* Work instructions *
Give back the full listing, character for character, with no pictures.

* Source excerpt *

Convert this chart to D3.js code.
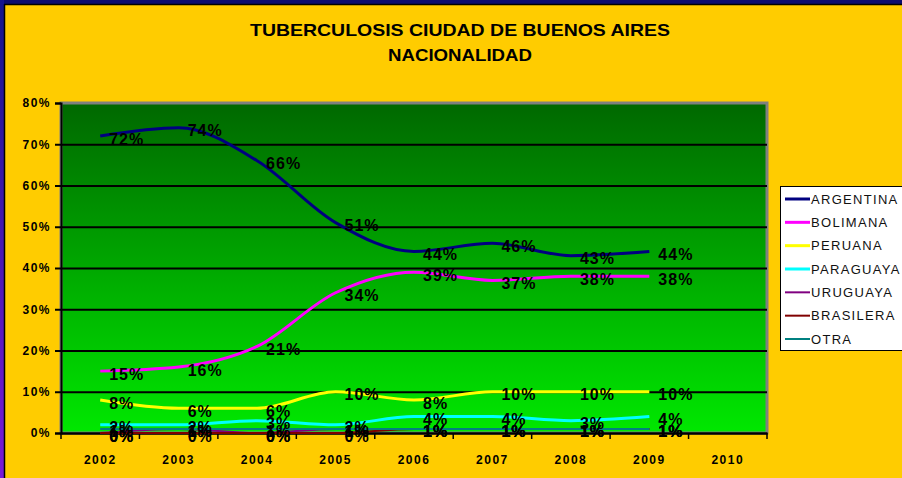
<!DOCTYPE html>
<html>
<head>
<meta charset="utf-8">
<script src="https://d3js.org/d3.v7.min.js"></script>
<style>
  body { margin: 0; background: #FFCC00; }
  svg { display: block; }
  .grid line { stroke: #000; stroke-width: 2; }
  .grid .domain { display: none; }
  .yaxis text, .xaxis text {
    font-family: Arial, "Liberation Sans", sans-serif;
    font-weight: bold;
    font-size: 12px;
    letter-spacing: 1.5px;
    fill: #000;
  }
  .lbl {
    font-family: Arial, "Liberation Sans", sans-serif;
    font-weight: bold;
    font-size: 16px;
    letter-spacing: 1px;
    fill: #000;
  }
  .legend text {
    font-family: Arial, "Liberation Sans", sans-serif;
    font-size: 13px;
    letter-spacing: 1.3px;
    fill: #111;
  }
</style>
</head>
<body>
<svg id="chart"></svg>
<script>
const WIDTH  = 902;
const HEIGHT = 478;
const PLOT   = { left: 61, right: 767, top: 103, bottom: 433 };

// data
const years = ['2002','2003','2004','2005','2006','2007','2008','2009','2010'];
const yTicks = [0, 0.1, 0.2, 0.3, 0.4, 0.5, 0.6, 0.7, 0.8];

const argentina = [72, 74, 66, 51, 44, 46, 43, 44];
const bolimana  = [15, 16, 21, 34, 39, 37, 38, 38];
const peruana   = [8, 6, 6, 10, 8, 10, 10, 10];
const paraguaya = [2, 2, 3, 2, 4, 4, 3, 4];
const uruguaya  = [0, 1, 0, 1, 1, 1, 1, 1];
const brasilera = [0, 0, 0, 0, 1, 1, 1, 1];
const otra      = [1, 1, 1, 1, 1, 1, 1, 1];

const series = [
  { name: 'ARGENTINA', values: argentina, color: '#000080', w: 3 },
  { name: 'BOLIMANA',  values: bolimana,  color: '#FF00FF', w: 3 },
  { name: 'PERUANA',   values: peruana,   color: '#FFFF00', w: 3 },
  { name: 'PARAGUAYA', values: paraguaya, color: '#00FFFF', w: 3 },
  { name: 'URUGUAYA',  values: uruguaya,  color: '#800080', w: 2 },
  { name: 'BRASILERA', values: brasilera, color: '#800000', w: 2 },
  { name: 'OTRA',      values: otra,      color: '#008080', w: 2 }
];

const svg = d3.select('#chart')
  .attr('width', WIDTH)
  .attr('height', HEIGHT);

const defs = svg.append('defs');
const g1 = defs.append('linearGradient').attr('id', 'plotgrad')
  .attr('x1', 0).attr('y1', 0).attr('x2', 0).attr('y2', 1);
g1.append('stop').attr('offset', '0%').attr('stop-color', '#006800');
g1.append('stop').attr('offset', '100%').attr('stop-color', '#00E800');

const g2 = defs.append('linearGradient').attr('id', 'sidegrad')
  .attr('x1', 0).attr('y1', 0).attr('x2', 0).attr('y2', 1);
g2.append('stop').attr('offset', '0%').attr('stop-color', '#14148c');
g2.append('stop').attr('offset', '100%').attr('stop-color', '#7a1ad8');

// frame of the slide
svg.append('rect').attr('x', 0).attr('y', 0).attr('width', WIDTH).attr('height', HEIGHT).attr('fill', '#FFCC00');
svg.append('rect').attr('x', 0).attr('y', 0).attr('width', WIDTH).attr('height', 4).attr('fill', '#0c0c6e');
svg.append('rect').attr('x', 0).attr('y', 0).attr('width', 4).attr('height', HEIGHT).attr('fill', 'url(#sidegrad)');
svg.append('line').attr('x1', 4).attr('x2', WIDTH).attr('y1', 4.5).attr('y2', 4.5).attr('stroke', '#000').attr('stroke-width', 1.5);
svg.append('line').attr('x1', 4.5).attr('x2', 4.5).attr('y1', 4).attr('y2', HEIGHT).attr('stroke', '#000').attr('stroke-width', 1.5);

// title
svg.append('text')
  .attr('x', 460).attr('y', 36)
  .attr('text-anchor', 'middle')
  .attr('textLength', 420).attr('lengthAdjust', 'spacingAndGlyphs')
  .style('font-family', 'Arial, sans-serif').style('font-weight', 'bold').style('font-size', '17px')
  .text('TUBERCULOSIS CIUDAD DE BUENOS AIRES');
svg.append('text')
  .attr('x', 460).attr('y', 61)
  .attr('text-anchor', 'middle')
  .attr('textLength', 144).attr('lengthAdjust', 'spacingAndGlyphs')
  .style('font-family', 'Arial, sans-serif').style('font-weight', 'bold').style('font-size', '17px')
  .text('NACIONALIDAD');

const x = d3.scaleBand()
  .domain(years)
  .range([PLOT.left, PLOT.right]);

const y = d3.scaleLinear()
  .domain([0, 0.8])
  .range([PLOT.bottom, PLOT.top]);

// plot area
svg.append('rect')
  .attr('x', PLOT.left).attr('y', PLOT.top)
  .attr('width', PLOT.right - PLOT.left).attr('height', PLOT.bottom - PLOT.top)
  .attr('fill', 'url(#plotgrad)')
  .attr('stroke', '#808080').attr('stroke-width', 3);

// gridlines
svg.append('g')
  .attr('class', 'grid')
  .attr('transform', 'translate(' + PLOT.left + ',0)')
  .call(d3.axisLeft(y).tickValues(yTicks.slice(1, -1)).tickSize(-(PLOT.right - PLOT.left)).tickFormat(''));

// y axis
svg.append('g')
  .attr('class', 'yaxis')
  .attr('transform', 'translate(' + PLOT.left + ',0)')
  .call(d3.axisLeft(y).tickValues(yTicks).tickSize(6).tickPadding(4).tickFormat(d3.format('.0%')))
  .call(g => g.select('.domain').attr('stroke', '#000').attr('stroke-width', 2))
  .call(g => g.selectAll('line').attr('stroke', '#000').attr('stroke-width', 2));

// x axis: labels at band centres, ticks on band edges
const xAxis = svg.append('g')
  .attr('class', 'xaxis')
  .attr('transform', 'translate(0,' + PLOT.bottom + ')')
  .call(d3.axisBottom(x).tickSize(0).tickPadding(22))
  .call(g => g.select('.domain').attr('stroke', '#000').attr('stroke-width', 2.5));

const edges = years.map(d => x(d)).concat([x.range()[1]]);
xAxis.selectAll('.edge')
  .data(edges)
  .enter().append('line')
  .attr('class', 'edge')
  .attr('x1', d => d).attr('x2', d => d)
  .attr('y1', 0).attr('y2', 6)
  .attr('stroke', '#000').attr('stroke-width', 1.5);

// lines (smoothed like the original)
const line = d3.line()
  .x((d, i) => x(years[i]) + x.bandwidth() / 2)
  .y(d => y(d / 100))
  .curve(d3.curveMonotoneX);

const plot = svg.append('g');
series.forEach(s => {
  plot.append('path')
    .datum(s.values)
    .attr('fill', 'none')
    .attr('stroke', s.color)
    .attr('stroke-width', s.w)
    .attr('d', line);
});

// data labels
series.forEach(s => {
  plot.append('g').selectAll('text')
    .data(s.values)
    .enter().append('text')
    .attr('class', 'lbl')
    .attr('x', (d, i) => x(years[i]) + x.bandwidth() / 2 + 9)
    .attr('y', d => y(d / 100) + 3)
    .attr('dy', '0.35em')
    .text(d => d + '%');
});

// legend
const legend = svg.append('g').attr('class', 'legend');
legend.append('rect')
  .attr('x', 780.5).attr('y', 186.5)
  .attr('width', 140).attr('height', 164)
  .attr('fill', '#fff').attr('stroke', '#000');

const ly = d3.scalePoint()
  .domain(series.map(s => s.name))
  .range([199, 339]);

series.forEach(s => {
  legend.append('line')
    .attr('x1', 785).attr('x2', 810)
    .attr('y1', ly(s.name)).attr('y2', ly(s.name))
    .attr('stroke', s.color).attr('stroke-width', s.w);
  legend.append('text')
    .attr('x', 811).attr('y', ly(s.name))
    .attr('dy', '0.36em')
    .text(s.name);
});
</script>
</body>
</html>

* Final result *
Convert this chart to D3.js code.
<!DOCTYPE html>
<html>
<head>
<meta charset="utf-8">
<script src="https://d3js.org/d3.v7.min.js"></script>
<style>
  body { margin: 0; background: #FFCC00; }
  svg { display: block; }
  .grid line { stroke: #000; stroke-width: 2; }
  .grid .domain { display: none; }
  .yaxis text, .xaxis text {
    font-family: Arial, "Liberation Sans", sans-serif;
    font-weight: bold;
    font-size: 12px;
    letter-spacing: 1.5px;
    fill: #000;
  }
  .lbl {
    font-family: Arial, "Liberation Sans", sans-serif;
    font-weight: bold;
    font-size: 16px;
    letter-spacing: 1px;
    fill: #000;
  }
  .legend text {
    font-family: Arial, "Liberation Sans", sans-serif;
    font-size: 13px;
    letter-spacing: 1.3px;
    fill: #111;
  }
</style>
</head>
<body>
<svg id="chart"></svg>
<script>
const WIDTH  = 902;
const HEIGHT = 478;
const PLOT   = { left: 61, right: 767, top: 103, bottom: 433 };

// data
const years = ['2002','2003','2004','2005','2006','2007','2008','2009','2010'];
const yTicks = [0, 0.1, 0.2, 0.3, 0.4, 0.5, 0.6, 0.7, 0.8];

const argentina = [72, 74, 66, 51, 44, 46, 43, 44];
const bolimana  = [15, 16, 21, 34, 39, 37, 38, 38];
const peruana   = [8, 6, 6, 10, 8, 10, 10, 10];
const paraguaya = [2, 2, 3, 2, 4, 4, 3, 4];
const uruguaya  = [0, 1, 0, 1, 1, 1, 1, 1];
const brasilera = [0, 0, 0, 0, 1, 1, 1, 1];
const otra      = [1, 1, 1, 1, 1, 1, 1, 1];

const series = [
  { name: 'ARGENTINA', values: argentina, color: '#000080', w: 3 },
  { name: 'BOLIMANA',  values: bolimana,  color: '#FF00FF', w: 3 },
  { name: 'PERUANA',   values: peruana,   color: '#FFFF00', w: 3 },
  { name: 'PARAGUAYA', values: paraguaya, color: '#00FFFF', w: 3 },
  { name: 'URUGUAYA',  values: uruguaya,  color: '#800080', w: 2 },
  { name: 'BRASILERA', values: brasilera, color: '#800000', w: 2 },
  { name: 'OTRA',      values: otra,      color: '#008080', w: 2 }
];

const svg = d3.select('#chart')
  .attr('width', WIDTH)
  .attr('height', HEIGHT);

const defs = svg.append('defs');
const g1 = defs.append('linearGradient').attr('id', 'plotgrad')
  .attr('x1', 0).attr('y1', 0).attr('x2', 0).attr('y2', 1);
g1.append('stop').attr('offset', '0%').attr('stop-color', '#006800');
g1.append('stop').attr('offset', '100%').attr('stop-color', '#00E800');

const g2 = defs.append('linearGradient').attr('id', 'sidegrad')
  .attr('x1', 0).attr('y1', 0).attr('x2', 0).attr('y2', 1);
g2.append('stop').attr('offset', '0%').attr('stop-color', '#14148c');
g2.append('stop').attr('offset', '100%').attr('stop-color', '#7a1ad8');

// frame of the slide
svg.append('rect').attr('x', 0).attr('y', 0).attr('width', WIDTH).attr('height', HEIGHT).attr('fill', '#FFCC00');
svg.append('rect').attr('x', 0).attr('y', 0).attr('width', WIDTH).attr('height', 4).attr('fill', '#0c0c6e');
svg.append('rect').attr('x', 0).attr('y', 0).attr('width', 4).attr('height', HEIGHT).attr('fill', 'url(#sidegrad)');
svg.append('line').attr('x1', 4).attr('x2', WIDTH).attr('y1', 4.5).attr('y2', 4.5).attr('stroke', '#000').attr('stroke-width', 1.5);
svg.append('line').attr('x1', 4.5).attr('x2', 4.5).attr('y1', 4).attr('y2', HEIGHT).attr('stroke', '#000').attr('stroke-width', 1.5);

// title
svg.append('text')
  .attr('x', 460).attr('y', 36)
  .attr('text-anchor', 'middle')
  .attr('textLength', 420).attr('lengthAdjust', 'spacingAndGlyphs')
  .style('font-family', 'Arial, sans-serif').style('font-weight', 'bold').style('font-size', '17px')
  .text('TUBERCULOSIS CIUDAD DE BUENOS AIRES');
svg.append('text')
  .attr('x', 460).attr('y', 61)
  .attr('text-anchor', 'middle')
  .attr('textLength', 144).attr('lengthAdjust', 'spacingAndGlyphs')
  .style('font-family', 'Arial, sans-serif').style('font-weight', 'bold').style('font-size', '17px')
  .text('NACIONALIDAD');

const x = d3.scaleBand()
  .domain(years)
  .range([PLOT.left, PLOT.right]);

const y = d3.scaleLinear()
  .domain([0, 0.8])
  .range([PLOT.bottom, PLOT.top]);

// plot area
svg.append('rect')
  .attr('x', PLOT.left).attr('y', PLOT.top)
  .attr('width', PLOT.right - PLOT.left).attr('height', PLOT.bottom - PLOT.top)
  .attr('fill', 'url(#plotgrad)')
  .attr('stroke', '#808080').attr('stroke-width', 3);

// gridlines
svg.append('g')
  .attr('class', 'grid')
  .attr('transform', 'translate(' + PLOT.left + ',0)')
  .call(d3.axisLeft(y).tickValues(yTicks.slice(1, -1)).tickSize(-(PLOT.right - PLOT.left)).tickFormat(''));

// y axis
svg.append('g')
  .attr('class', 'yaxis')
  .attr('transform', 'translate(' + PLOT.left + ',0)')
  .call(d3.axisLeft(y).tickValues(yTicks).tickSize(6).tickPadding(4).tickFormat(d3.format('.0%')))
  .call(g => g.select('.domain').attr('stroke', '#000').attr('stroke-width', 2))
  .call(g => g.selectAll('line').attr('stroke', '#000').attr('stroke-width', 2));

// x axis: labels at band centres, ticks on band edges
const xAxis = svg.append('g')
  .attr('class', 'xaxis')
  .attr('transform', 'translate(0,' + PLOT.bottom + ')')
  .call(d3.axisBottom(x).tickSize(0).tickPadding(22))
  .call(g => g.select('.domain').attr('stroke', '#000').attr('stroke-width', 2.5));

const edges = years.map(d => x(d)).concat([x.range()[1]]);
xAxis.selectAll('.edge')
  .data(edges)
  .enter().append('line')
  .attr('class', 'edge')
  .attr('x1', d => d).attr('x2', d => d)
  .attr('y1', 0).attr('y2', 6)
  .attr('stroke', '#000').attr('stroke-width', 1.5);

// lines (smoothed like the original)
const line = d3.line()
  .x((d, i) => x(years[i]) + x.bandwidth() / 2)
  .y(d => y(d / 100))
  .curve(d3.curveMonotoneX);

const plot = svg.append('g');
series.forEach(s => {
  plot.append('path')
    .datum(s.values)
    .attr('fill', 'none')
    .attr('stroke', s.color)
    .attr('stroke-width', s.w)
    .attr('d', line);
});

// data labels
series.forEach(s => {
  plot.append('g').selectAll('text')
    .data(s.values)
    .enter().append('text')
    .attr('class', 'lbl')
    .attr('x', (d, i) => x(years[i]) + x.bandwidth() / 2 + 9)
    .attr('y', d => y(d / 100) + 3)
    .attr('dy', '0.35em')
    .text(d => d + '%');
});

// legend
const legend = svg.append('g').attr('class', 'legend');
legend.append('rect')
  .attr('x', 780.5).attr('y', 186.5)
  .attr('width', 140).attr('height', 164)
  .attr('fill', '#fff').attr('stroke', '#000');

const ly = d3.scalePoint()
  .domain(series.map(s => s.name))
  .range([199, 339]);

series.forEach(s => {
  legend.append('line')
    .attr('x1', 785).attr('x2', 810)
    .attr('y1', ly(s.name)).attr('y2', ly(s.name))
    .attr('stroke', s.color).attr('stroke-width', s.w);
  legend.append('text')
    .attr('x', 811).attr('y', ly(s.name))
    .attr('dy', '0.36em')
    .text(s.name);
});
</script>
</body>
</html>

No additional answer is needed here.